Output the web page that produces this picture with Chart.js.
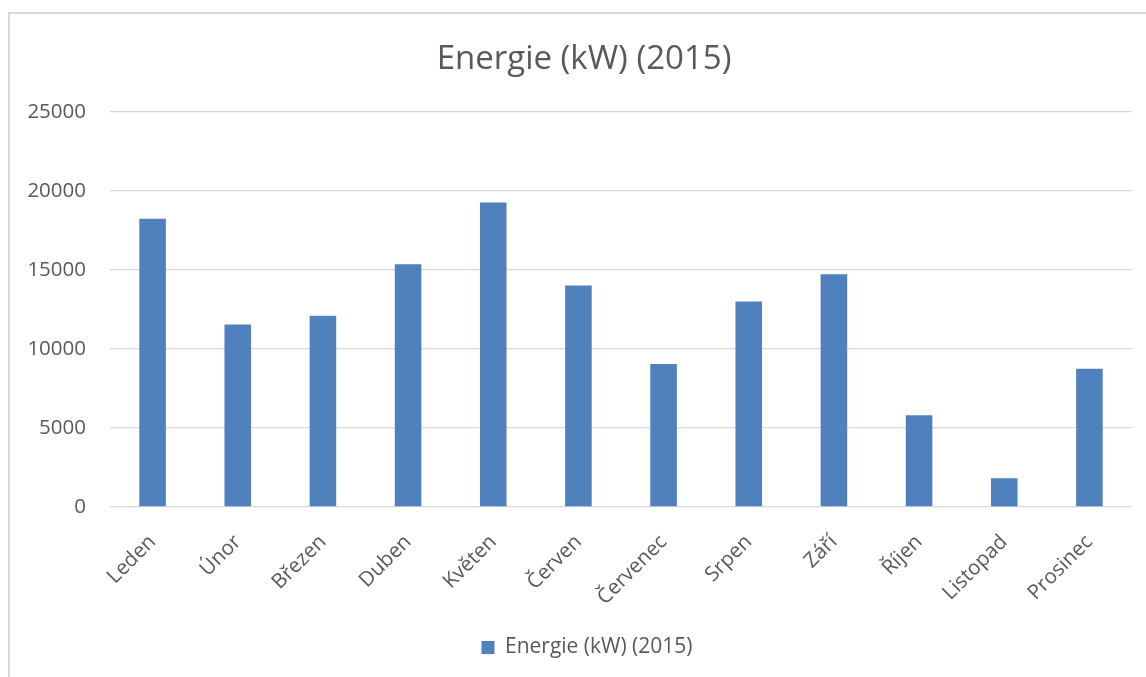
<!DOCTYPE html>
<html>
<head>
<meta charset="utf-8">
<script src="https://cdn.jsdelivr.net/npm/chart.js"></script>
<style>
  html, body { margin: 0; padding: 0; background: #ffffff; overflow: hidden; }
  #frame { position: absolute; left: 8px; top: 12px; width: 1400px; height: 900px;
           border-left: 2px solid #d9d9d9; border-top: 2px solid #d9d9d9; }
  #wrap { position: absolute; left: 0; top: 0; width: 1146px; height: 677px; }
</style>
</head>
<body>
<div id="frame"></div>
<div id="wrap"><canvas id="c" width="1146" height="677"></canvas></div>
<script>
const titleText = "Energie (kW) (2015)";
const seriesName = "Energie (kW) (2015)";
const months = ["Leden", "Únor", "Březen", "Duben", "Květen", "Červen", "Červenec", "Srpen", "Září", "Říjen", "Listopad", "Prosinec"];
const energy = [18250, 11550, 12100, 15370, 19280, 14020, 9060, 13010, 14740, 5810, 1820, 8760];
const yTicks = [0, 5000, 10000, 15000, 20000, 25000];

const FONT = "'Open Sans', 'DejaVu Sans', sans-serif";
const GREY = "#595959";

// shift the centred title/legend boxes slightly right, as in the reference
const boxShift = {
  id: 'boxShift',
  afterLayout(chart) {
    if (chart.titleBlock) { chart.titleBlock.left += 8; chart.titleBlock.right += 8; }
    if (chart.legend) { chart.legend.left += 11; chart.legend.right += 11; }
  }
};

new Chart(document.getElementById('c'), {
  type: 'bar',
  data: {
    labels: months,
    datasets: [{
      label: seriesName,
      data: energy,
      backgroundColor: '#4f81bd',
      borderWidth: 0,
      categoryPercentage: 1.0,
      barPercentage: 0.312
    }]
  },
  plugins: [boxShift],
  options: {
    responsive: false,
    animation: false,
    devicePixelRatio: 1,
    layout: { padding: { left: 20, right: 14, top: 0, bottom: 9 } },
    plugins: {
      title: {
        display: true,
        text: titleText,
        color: GREY,
        font: { family: FONT, size: 33, weight: 'normal', lineHeight: 1.2 },
        padding: { top: 40, bottom: 32.5 }
      },
      legend: {
        display: true,
        position: 'bottom',
        labels: {
          color: GREY,
          font: { family: FONT, size: 21 },
          boxWidth: 13,
          boxHeight: 13,
          padding: 10
        }
      },
      tooltip: { enabled: false }
    },
    scales: {
      x: {
        grid: { display: false, drawTicks: false },
        border: { display: false },
        ticks: {
          color: GREY,
          font: { family: FONT, size: 20.5 },
          minRotation: 45,
          maxRotation: 45,
          padding: 23,
          autoSkip: false
        },
        afterFit: (s) => { s.height = 120; }
      },
      y: {
        min: 0,
        max: 25000,
        afterBuildTicks: (s) => { s.ticks = yTicks.map(v => ({ value: v })); },
        grid: { color: '#d9d9d9', lineWidth: 1.3, drawTicks: false },
        border: { display: false },
        ticks: {
          color: GREY,
          font: { family: FONT, size: 20.5 },
          padding: 24,
          callback: (v) => String(v)
        },
        afterFit: (s) => { s.width = 90; }
      }
    }
  }
});
</script>
</body>
</html>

**********

_Task description_
Copy out all of the material exactly as written, without its pictures.

_Solution for this task_
Output the web page that produces this picture with Chart.js.
<!DOCTYPE html>
<html>
<head>
<meta charset="utf-8">
<script src="https://cdn.jsdelivr.net/npm/chart.js"></script>
<style>
  html, body { margin: 0; padding: 0; background: #ffffff; overflow: hidden; }
  #frame { position: absolute; left: 8px; top: 12px; width: 1400px; height: 900px;
           border-left: 2px solid #d9d9d9; border-top: 2px solid #d9d9d9; }
  #wrap { position: absolute; left: 0; top: 0; width: 1146px; height: 677px; }
</style>
</head>
<body>
<div id="frame"></div>
<div id="wrap"><canvas id="c" width="1146" height="677"></canvas></div>
<script>
const titleText = "Energie (kW) (2015)";
const seriesName = "Energie (kW) (2015)";
const months = ["Leden", "Únor", "Březen", "Duben", "Květen", "Červen", "Červenec", "Srpen", "Září", "Říjen", "Listopad", "Prosinec"];
const energy = [18250, 11550, 12100, 15370, 19280, 14020, 9060, 13010, 14740, 5810, 1820, 8760];
const yTicks = [0, 5000, 10000, 15000, 20000, 25000];

const FONT = "'Open Sans', 'DejaVu Sans', sans-serif";
const GREY = "#595959";

// shift the centred title/legend boxes slightly right, as in the reference
const boxShift = {
  id: 'boxShift',
  afterLayout(chart) {
    if (chart.titleBlock) { chart.titleBlock.left += 8; chart.titleBlock.right += 8; }
    if (chart.legend) { chart.legend.left += 11; chart.legend.right += 11; }
  }
};

new Chart(document.getElementById('c'), {
  type: 'bar',
  data: {
    labels: months,
    datasets: [{
      label: seriesName,
      data: energy,
      backgroundColor: '#4f81bd',
      borderWidth: 0,
      categoryPercentage: 1.0,
      barPercentage: 0.312
    }]
  },
  plugins: [boxShift],
  options: {
    responsive: false,
    animation: false,
    devicePixelRatio: 1,
    layout: { padding: { left: 20, right: 14, top: 0, bottom: 9 } },
    plugins: {
      title: {
        display: true,
        text: titleText,
        color: GREY,
        font: { family: FONT, size: 33, weight: 'normal', lineHeight: 1.2 },
        padding: { top: 40, bottom: 32.5 }
      },
      legend: {
        display: true,
        position: 'bottom',
        labels: {
          color: GREY,
          font: { family: FONT, size: 21 },
          boxWidth: 13,
          boxHeight: 13,
          padding: 10
        }
      },
      tooltip: { enabled: false }
    },
    scales: {
      x: {
        grid: { display: false, drawTicks: false },
        border: { display: false },
        ticks: {
          color: GREY,
          font: { family: FONT, size: 20.5 },
          minRotation: 45,
          maxRotation: 45,
          padding: 23,
          autoSkip: false
        },
        afterFit: (s) => { s.height = 120; }
      },
      y: {
        min: 0,
        max: 25000,
        afterBuildTicks: (s) => { s.ticks = yTicks.map(v => ({ value: v })); },
        grid: { color: '#d9d9d9', lineWidth: 1.3, drawTicks: false },
        border: { display: false },
        ticks: {
          color: GREY,
          font: { family: FONT, size: 20.5 },
          padding: 24,
          callback: (v) => String(v)
        },
        afterFit: (s) => { s.width = 90; }
      }
    }
  }
});
</script>
</body>
</html>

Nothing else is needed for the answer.